O meu estudo na pesquisa do Mestrado (ferramentas de Comunicação usadas com foco em produtividade) foi nessa linha, especialmente pesquisando mulheres dentro da Comunicação, pois entendemos que o recorte de gênero levantava questões importantes, além da minha própria identificação, que motivou o trabalho. O principal desafio, como se pode imaginar, foi o tempo. Foi muito difícil cada profissional entrevistada ter tempo para participar da pesquisa. Tivemos cancelamentos, adiamentos, e todos eles fizeram com que mudássemos a abordagem da pesquisa para um modelo online.
O trabalho trouxe resultados sobre o mercado, sobre a sobrecarga, sobre os abusos, sobre efeitos de ansiedade, mas, acima de tudo, ele me transformou muito ao longo desse processo. Pude entender melhor qual era o meu papel como profissional e como pesquisadora, e me ensinou que era apenas o início de uma vida de pesquisa, porque o assunto é infinito, o que me deu uma perspectiva muito legal, de verdade. Quando a gente entra no Mestrado, acha que o tema vai ser “esgotado”, que vamos trazer discussões incríveis e inéditas sobre o assunto – o que até pode acontecer, mas é todo um universo.

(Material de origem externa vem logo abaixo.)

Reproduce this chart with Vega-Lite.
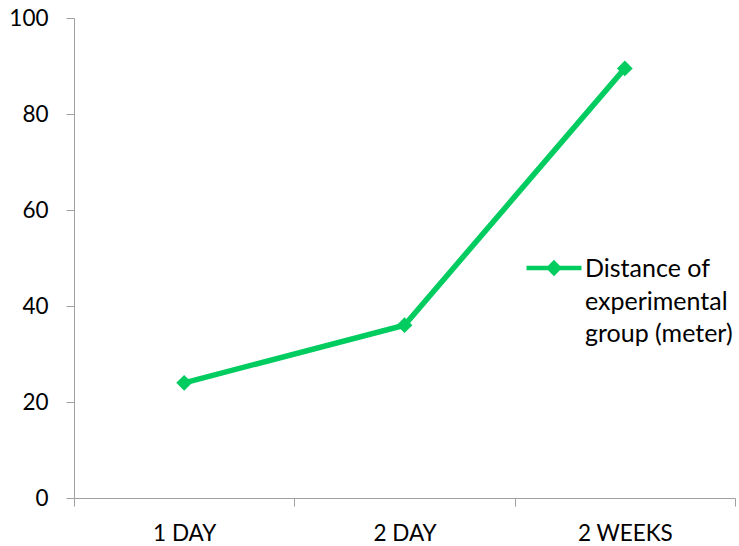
{
  "$schema": "https://vega.github.io/schema/vega-lite/v6.json",
  "autosize": "none",
  "padding": {"left": 74, "top": 18, "right": 4, "bottom": 48},
  "width": 661,
  "height": 480,
  "background": "white",
  "config": {
    "view": {"stroke": null},
    "font": "Lato"
  },
  "data": {
    "values": [
      {"period": "1 DAY", "distance": 24, "series": "Distance of experimental group (meter)"},
      {"period": "2 DAY", "distance": 36, "series": "Distance of experimental group (meter)"},
      {"period": "2 WEEKS", "distance": 89.5, "series": "Distance of experimental group (meter)"}
    ]
  },
  "mark": {
    "type": "line",
    "strokeWidth": 5.5,
    "point": {"shape": "diamond", "size": 250, "filled": true, "opacity": 1}
  },
  "encoding": {
    "x": {
      "field": "period",
      "type": "nominal",
      "sort": null,
      "title": null,
      "scale": {"type": "band", "paddingInner": 0, "paddingOuter": 0},
      "axis": {
        "labelAngle": 0,
        "tickBand": "extent",
        "tickSize": 8,
        "labelPadding": 16,
        "labelFontSize": 22.5,
        "labelColor": "#000000",
        "labelBaseline": "top",
        "domainColor": "#A0A0A0",
        "tickColor": "#A0A0A0",
        "grid": false
      }
    },
    "y": {
      "field": "distance",
      "type": "quantitative",
      "title": null,
      "scale": {"domain": [0, 100], "nice": false},
      "axis": {
        "values": [0, 20, 40, 60, 80, 100],
        "tickSize": 8,
        "labelPadding": 18,
        "labelFontSize": 22.5,
        "labelColor": "#000000",
        "domainColor": "#A0A0A0",
        "tickColor": "#A0A0A0",
        "grid": false
      }
    },
    "color": {
      "field": "series",
      "type": "nominal",
      "scale": {"range": ["#00CC60"]},
      "legend": {
        "title": null,
        "orient": "none",
        "legendX": 450,
        "legendY": 220,
        "symbolType": "M-1,0H1M0,-0.18L0.18,0L0,0.18L-0.18,0Z",
        "symbolSize": 3025,
        "symbolStrokeWidth": 4.5,
        "symbolStrokeColor": "#00CC60",
        "symbolFillColor": "#00CC60",
        "labelFontSize": 25,
        "labelColor": "#000000",
        "labelLimit": 300,
        "labelOffset": 1,
        "labelBaseline": "alphabetic",
        "labelExpr": "['Distance of', 'experimental', 'group (meter)']",
        "encode": {
          "labels": {"update": {"dy": {"value": 9}, "lineHeight": {"value": 32.5}}}
        }
      }
    }
  }
}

Toda a pesquisa de Mestrado se resume ao seu recorte. Você pode ter vários recortes e pesquisas diferentes. Aprender a ver a pesquisa como algo mais amplo traz perspectiva ao pesquisador, mas, acima de tudo, mostra como somos pequenos diante de um universo gigante onde tem tanto assunto interessante sendo pesquisado e trabalhado. Eu iniciei o Mestrado achando que seria apenas uma etapa, e transformou completamente minha relação com o meu trabalho e com o que eu queria fazer em termos de contribuição para o mundo. Não posso deixar de agradecer mais uma vez ao meu professor orientador Dr. Luis Mauro Sá Martino, por toda a condução desse processo que, graças a ele, foi de harmonia e não de caos, como só um mestre Jedi sabe fazer.